**Requirements**
Return the entries below in their exact form, leaving the pictures out.

Rows from a dataset of charts and code
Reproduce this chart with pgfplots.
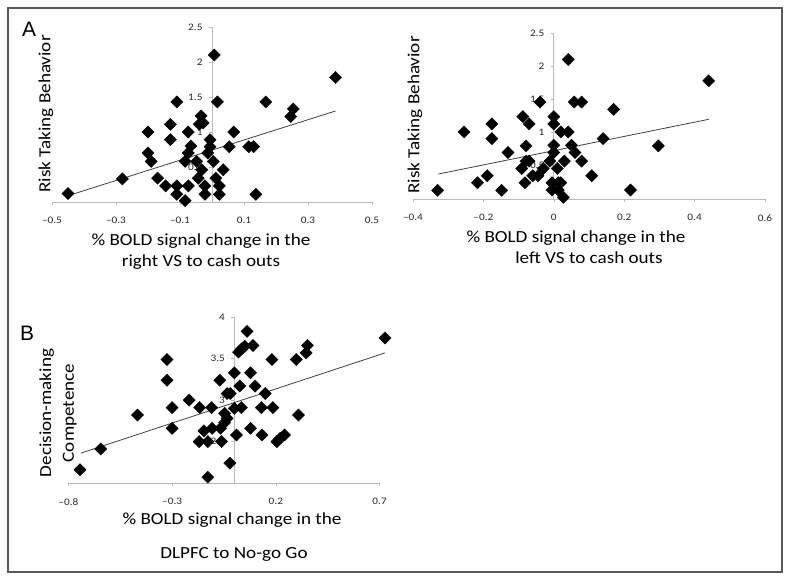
\documentclass[border=0pt]{standalone}
\usepackage{pgfplots}
\pgfplotsset{compat=1.18}
\usepackage{fontspec}
\setmainfont{Carlito}[FakeStretch=1.13]
\newfontfamily\arialfont{Liberation Sans}

\pgfplotstableread{
x y
-0.45 0.12
-0.28 0.33
-0.20 1.00
-0.20 0.70
-0.19 0.58
-0.17 0.34
-0.145 0.23
-0.13 1.11
-0.13 0.89
-0.11 1.43
-0.11 0.23
-0.11 0.11
-0.084 0.02
-0.074 1.00
-0.074 0.23
-0.074 0.70
-0.084 0.58
-0.066 0.80
-0.04 1.11
-0.034 1.23
-0.028 1.13
-0.048 0.58
-0.043 0.34
-0.032 0.46
-0.022 0.23
-0.022 0.11
-0.006 0.89
-0.006 0.79
-0.013 0.70
0.007 2.10
0.017 1.43
0.004 0.58
0.012 0.34
0.023 0.23
0.023 0.11
0.035 0.46
0.054 0.79
0.068 1.00
0.115 0.79
0.13 0.79
0.137 0.11
0.168 1.43
0.246 1.22
0.254 1.33
0.386 1.78
}\rightvs

\pgfplotstableread{
x y
-0.33 0.13
-0.255 1.01
-0.217 0.245
-0.189 0.35
-0.176 1.13
-0.176 0.91
-0.148 0.13
-0.13 0.70
-0.088 1.24
-0.07 1.13
-0.079 0.80
-0.079 0.57
-0.07 0.57
-0.091 0.46
-0.082 0.245
-0.06 0.35
-0.045 0.35
-0.039 1.46
-0.03 0.46
-0.011 0.57
0.0 1.24
0.0 1.13
0.0 0.81
0.0 0.70
-0.005 0.245
0.013 0.245
0.02 0.245
-0.005 0.135
0.013 0.135
0.027 0.025
0.02 1.01
0.041 1.01
0.041 2.10
0.03 0.57
0.01 0.46
0.05 0.81
0.06 0.70
0.079 0.57
0.058 1.46
0.079 1.46
0.108 0.35
0.14 0.91
0.17 1.35
0.218 0.135
0.297 0.80
0.44 1.78
}\leftvs

\pgfplotstableread{
x y
-0.744 2.16
-0.644 2.41
-0.467 2.82
-0.325 3.49
-0.325 3.24
-0.30 2.91
-0.30 2.66
-0.218 3.00
-0.167 2.91
-0.11 2.91
-0.17 2.50
-0.128 2.50
-0.147 2.63
-0.107 2.66
-0.128 2.07
-0.07 3.24
-0.067 2.66
-0.062 2.50
-0.047 2.73
-0.035 2.78
-0.047 2.84
-0.022 2.24
-0.035 3.08
-0.02 3.08
0.0 3.33
0.0 2.90
0.01 2.58
0.026 3.17
0.034 2.91
0.061 3.83
0.02 3.58
0.035 3.62
0.05 3.65
0.09 3.66
0.078 3.33
0.078 2.66
0.10 3.17
0.13 2.91
0.149 3.08
0.133 2.58
0.181 3.49
0.186 2.91
0.205 2.50
0.221 2.54
0.242 2.58
0.298 3.49
0.309 2.82
0.346 3.57
0.352 3.66
0.726 3.75
}\dlpfc

\pgfplotsset{
  myax/.style={
    scale only axis,
    axis x line=bottom, axis y line=middle,
    axis line style={-, draw=gray!55, line width=0.8bp},
    enlargelimits=false, clip=false,
    tick style={draw=gray!55, line width=0.6bp},
    major tick length=3bp,
    tick align=outside,
    tick label style={font=\fontsize{10}{12}\selectfont, text=black!85},
    xticklabel style={yshift=-9bp},
    yticklabel style={xshift=-3bp},
  },
  dots/.style={only marks, mark=square*, mark size=4.3bp,
    mark options={rotate=45, fill=black, draw=black}},
  trend/.style={no marks, draw=black!75, line width=0.8bp},
}

\begin{document}
\begin{tikzpicture}
\useasboundingbox (0bp,0bp) rectangle (788bp,580bp);
\draw[draw=black!65, line width=1.3bp] (8bp,8bp) rectangle (782bp,572bp);

% Panel A left
\begin{axis}[myax, at={(52bp,378bp)}, anchor=south west,
  width=320bp, height=175bp,
  xmin=-0.5, xmax=0.5, ymin=0, ymax=2.5,
  xtick={-0.5,-0.3,-0.1,0.1,0.3,0.5},
  xticklabels={–0.5,–0.3,–0.1,0.1,0.3,0.5},
  ytick={0,0.5,1,1.5,2,2.5},
  yticklabels={0,0.5,1,1.5,2,2.5}]
\addplot[dots] table[x index=0,y index=1] {\rightvs};
\addplot[trend] coordinates {(-0.45,0.09) (0.386,1.30)};
\end{axis}

% Panel A right
\begin{axis}[myax, at={(413bp,381bp)}, anchor=south west,
  width=352bp, height=166bp,
  xmin=-0.4, xmax=0.6, ymin=0, ymax=2.5,
  xtick={-0.4,-0.2,0,0.2,0.4,0.6},
  xticklabels={–0.4,–0.2,0,0.2,0.4,0.6},
  ytick={0,0.5,1,1.5,2,2.5},
  yticklabels={0,0.5,1,1.5,2,2.5}]
\addplot[dots] table[x index=0,y index=1] {\leftvs};
\addplot[trend] coordinates {(-0.328,0.376) (0.44,1.20)};
\end{axis}

% Panel B
\begin{axis}[myax, at={(68.4bp,97bp)}, anchor=south west,
  width=311.2bp, height=165.7bp,
  xmin=-0.8, xmax=0.7, ymin=2, ymax=4,
  xtick={-0.8,-0.3,0.2,0.7},
  xticklabels={–0.8,–0.3,0.2,0.7},
  ytick={2,2.5,3,3.5,4},
  yticklabels={2,2.5,3,3.5,4}]
\addplot[dots] table[x index=0,y index=1] {\dlpfc};
\addplot[trend] coordinates {(-0.74,2.36) (0.726,3.57)};
\end{axis}

% Panel letters
\node[font=\arialfont\fontsize{21}{24}\selectfont] at (29bp,550.5bp) {A};
\node[font=\arialfont\fontsize{21}{24}\selectfont] at (27bp,247bp) {B};

% Axis labels
\node[rotate=90, font=\fontsize{17}{21}\selectfont] at (46bp,466bp) {Risk Taking Behavior};
\node[rotate=90, font=\fontsize{17}{21}\selectfont] at (415bp,465bp) {Risk Taking Behavior};
\node[rotate=90, font=\fontsize{17}{23}\selectfont, align=center] at (58bp,167bp) {Decision-making\\Competence};

\node[font=\fontsize{17}{21}\selectfont, anchor=base] at (201bp,334bp) {\% BOLD signal change in the};
\node[font=\fontsize{17}{21}\selectfont, anchor=base] at (201bp,313bp) {right VS to cash outs};
\node[font=\fontsize{17}{21}\selectfont, anchor=base] at (576bp,337bp) {\% BOLD signal change in the};
\node[font=\fontsize{17}{21}\selectfont, anchor=base] at (589bp,316bp) {left VS to cash outs};
\node[font=\fontsize{17}{21}\selectfont, anchor=base] at (232bp,55bp) {\% BOLD signal change in the};
\node[font=\fontsize{17}{21}\selectfont, anchor=base] at (234bp,22bp) {DLPFC to No-go Go};
\end{tikzpicture}
\end{document}
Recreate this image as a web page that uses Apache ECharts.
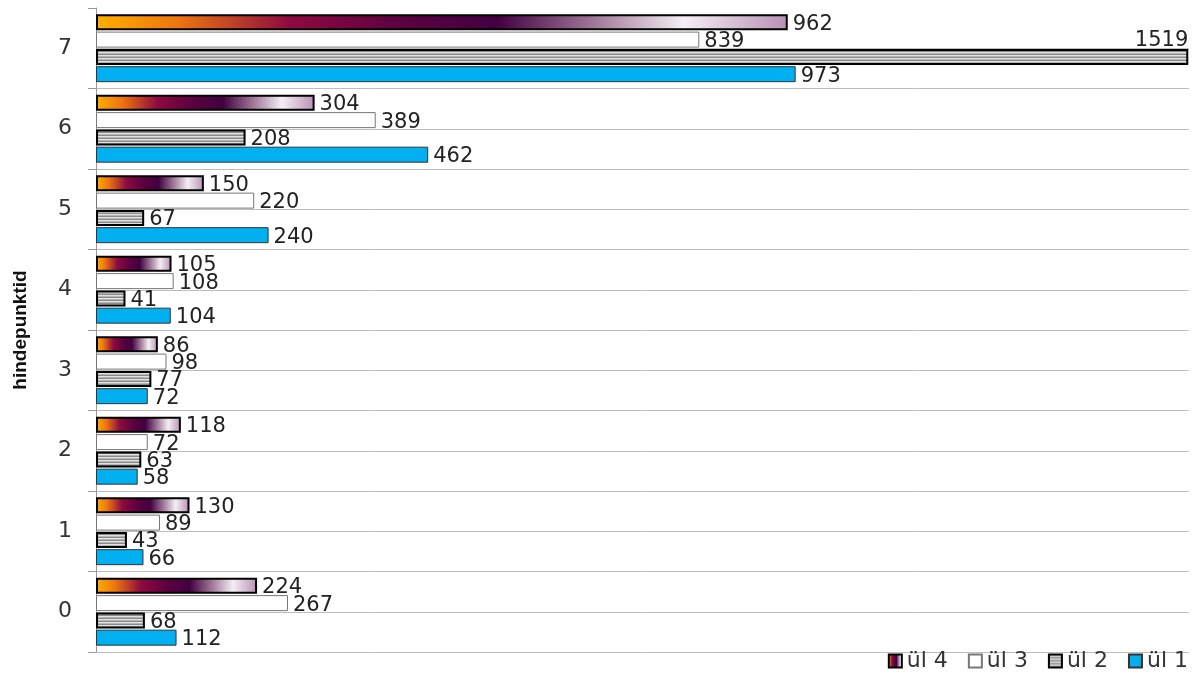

**Result of this task**
Reproduce this chart with pgfplots.
\documentclass[border=0pt]{standalone}
\usepackage{pgfplots}
\pgfplotsset{compat=1.18}
\usepackage{fontspec}
\setmainfont{Carlito}[FakeStretch=1.13]
\newfontfamily\arialfont{Liberation Sans}

\pgfplotstableread{
x y
-0.45 0.12
-0.28 0.33
-0.20 1.00
-0.20 0.70
-0.19 0.58
-0.17 0.34
-0.145 0.23
-0.13 1.11
-0.13 0.89
-0.11 1.43
-0.11 0.23
-0.11 0.11
-0.084 0.02
-0.074 1.00
-0.074 0.23
-0.074 0.70
-0.084 0.58
-0.066 0.80
-0.04 1.11
-0.034 1.23
-0.028 1.13
-0.048 0.58
-0.043 0.34
-0.032 0.46
-0.022 0.23
-0.022 0.11
-0.006 0.89
-0.006 0.79
-0.013 0.70
0.007 2.10
0.017 1.43
0.004 0.58
0.012 0.34
0.023 0.23
0.023 0.11
0.035 0.46
0.054 0.79
0.068 1.00
0.115 0.79
0.13 0.79
0.137 0.11
0.168 1.43
0.246 1.22
0.254 1.33
0.386 1.78
}\rightvs

\pgfplotstableread{
x y
-0.33 0.13
-0.255 1.01
-0.217 0.245
-0.189 0.35
-0.176 1.13
-0.176 0.91
-0.148 0.13
-0.13 0.70
-0.088 1.24
-0.07 1.13
-0.079 0.80
-0.079 0.57
-0.07 0.57
-0.091 0.46
-0.082 0.245
-0.06 0.35
-0.045 0.35
-0.039 1.46
-0.03 0.46
-0.011 0.57
0.0 1.24
0.0 1.13
0.0 0.81
0.0 0.70
-0.005 0.245
0.013 0.245
0.02 0.245
-0.005 0.135
0.013 0.135
0.027 0.025
0.02 1.01
0.041 1.01
0.041 2.10
0.03 0.57
0.01 0.46
0.05 0.81
0.06 0.70
0.079 0.57
0.058 1.46
0.079 1.46
0.108 0.35
0.14 0.91
0.17 1.35
0.218 0.135
0.297 0.80
0.44 1.78
}\leftvs

\pgfplotstableread{
x y
-0.744 2.16
-0.644 2.41
-0.467 2.82
-0.325 3.49
-0.325 3.24
-0.30 2.91
-0.30 2.66
-0.218 3.00
-0.167 2.91
-0.11 2.91
-0.17 2.50
-0.128 2.50
-0.147 2.63
-0.107 2.66
-0.128 2.07
-0.07 3.24
-0.067 2.66
-0.062 2.50
-0.047 2.73
-0.035 2.78
-0.047 2.84
-0.022 2.24
-0.035 3.08
-0.02 3.08
0.0 3.33
0.0 2.90
0.01 2.58
0.026 3.17
0.034 2.91
0.061 3.83
0.02 3.58
0.035 3.62
0.05 3.65
0.09 3.66
0.078 3.33
0.078 2.66
0.10 3.17
0.13 2.91
0.149 3.08
0.133 2.58
0.181 3.49
0.186 2.91
0.205 2.50
0.221 2.54
0.242 2.58
0.298 3.49
0.309 2.82
0.346 3.57
0.352 3.66
0.726 3.75
}\dlpfc

\pgfplotsset{
  myax/.style={
    scale only axis,
    axis x line=bottom, axis y line=middle,
    axis line style={-, draw=gray!55, line width=0.8bp},
    enlargelimits=false, clip=false,
    tick style={draw=gray!55, line width=0.6bp},
    major tick length=3bp,
    tick align=outside,
    tick label style={font=\fontsize{10}{12}\selectfont, text=black!85},
    xticklabel style={yshift=-9bp},
    yticklabel style={xshift=-3bp},
  },
  dots/.style={only marks, mark=square*, mark size=4.3bp,
    mark options={rotate=45, fill=black, draw=black}},
  trend/.style={no marks, draw=black!75, line width=0.8bp},
}

\begin{document}
\begin{tikzpicture}
\useasboundingbox (0bp,0bp) rectangle (788bp,580bp);
\draw[draw=black!65, line width=1.3bp] (8bp,8bp) rectangle (782bp,572bp);

% Panel A left
\begin{axis}[myax, at={(52bp,378bp)}, anchor=south west,
  width=320bp, height=175bp,
  xmin=-0.5, xmax=0.5, ymin=0, ymax=2.5,
  xtick={-0.5,-0.3,-0.1,0.1,0.3,0.5},
  xticklabels={–0.5,–0.3,–0.1,0.1,0.3,0.5},
  ytick={0,0.5,1,1.5,2,2.5},
  yticklabels={0,0.5,1,1.5,2,2.5}]
\addplot[dots] table[x index=0,y index=1] {\rightvs};
\addplot[trend] coordinates {(-0.45,0.09) (0.386,1.30)};
\end{axis}

% Panel A right
\begin{axis}[myax, at={(413bp,381bp)}, anchor=south west,
  width=352bp, height=166bp,
  xmin=-0.4, xmax=0.6, ymin=0, ymax=2.5,
  xtick={-0.4,-0.2,0,0.2,0.4,0.6},
  xticklabels={–0.4,–0.2,0,0.2,0.4,0.6},
  ytick={0,0.5,1,1.5,2,2.5},
  yticklabels={0,0.5,1,1.5,2,2.5}]
\addplot[dots] table[x index=0,y index=1] {\leftvs};
\addplot[trend] coordinates {(-0.328,0.376) (0.44,1.20)};
\end{axis}

% Panel B
\begin{axis}[myax, at={(68.4bp,97bp)}, anchor=south west,
  width=311.2bp, height=165.7bp,
  xmin=-0.8, xmax=0.7, ymin=2, ymax=4,
  xtick={-0.8,-0.3,0.2,0.7},
  xticklabels={–0.8,–0.3,0.2,0.7},
  ytick={2,2.5,3,3.5,4},
  yticklabels={2,2.5,3,3.5,4}]
\addplot[dots] table[x index=0,y index=1] {\dlpfc};
\addplot[trend] coordinates {(-0.74,2.36) (0.726,3.57)};
\end{axis}

% Panel letters
\node[font=\arialfont\fontsize{21}{24}\selectfont] at (29bp,550.5bp) {A};
\node[font=\arialfont\fontsize{21}{24}\selectfont] at (27bp,247bp) {B};

% Axis labels
\node[rotate=90, font=\fontsize{17}{21}\selectfont] at (46bp,466bp) {Risk Taking Behavior};
\node[rotate=90, font=\fontsize{17}{21}\selectfont] at (415bp,465bp) {Risk Taking Behavior};
\node[rotate=90, font=\fontsize{17}{23}\selectfont, align=center] at (58bp,167bp) {Decision-making\\Competence};

\node[font=\fontsize{17}{21}\selectfont, anchor=base] at (201bp,334bp) {\% BOLD signal change in the};
\node[font=\fontsize{17}{21}\selectfont, anchor=base] at (201bp,313bp) {right VS to cash outs};
\node[font=\fontsize{17}{21}\selectfont, anchor=base] at (576bp,337bp) {\% BOLD signal change in the};
\node[font=\fontsize{17}{21}\selectfont, anchor=base] at (589bp,316bp) {left VS to cash outs};
\node[font=\fontsize{17}{21}\selectfont, anchor=base] at (232bp,55bp) {\% BOLD signal change in the};
\node[font=\fontsize{17}{21}\selectfont, anchor=base] at (234bp,22bp) {DLPFC to No-go Go};
\end{tikzpicture}
\end{document}
Recreate this image as a web page that uses Apache ECharts.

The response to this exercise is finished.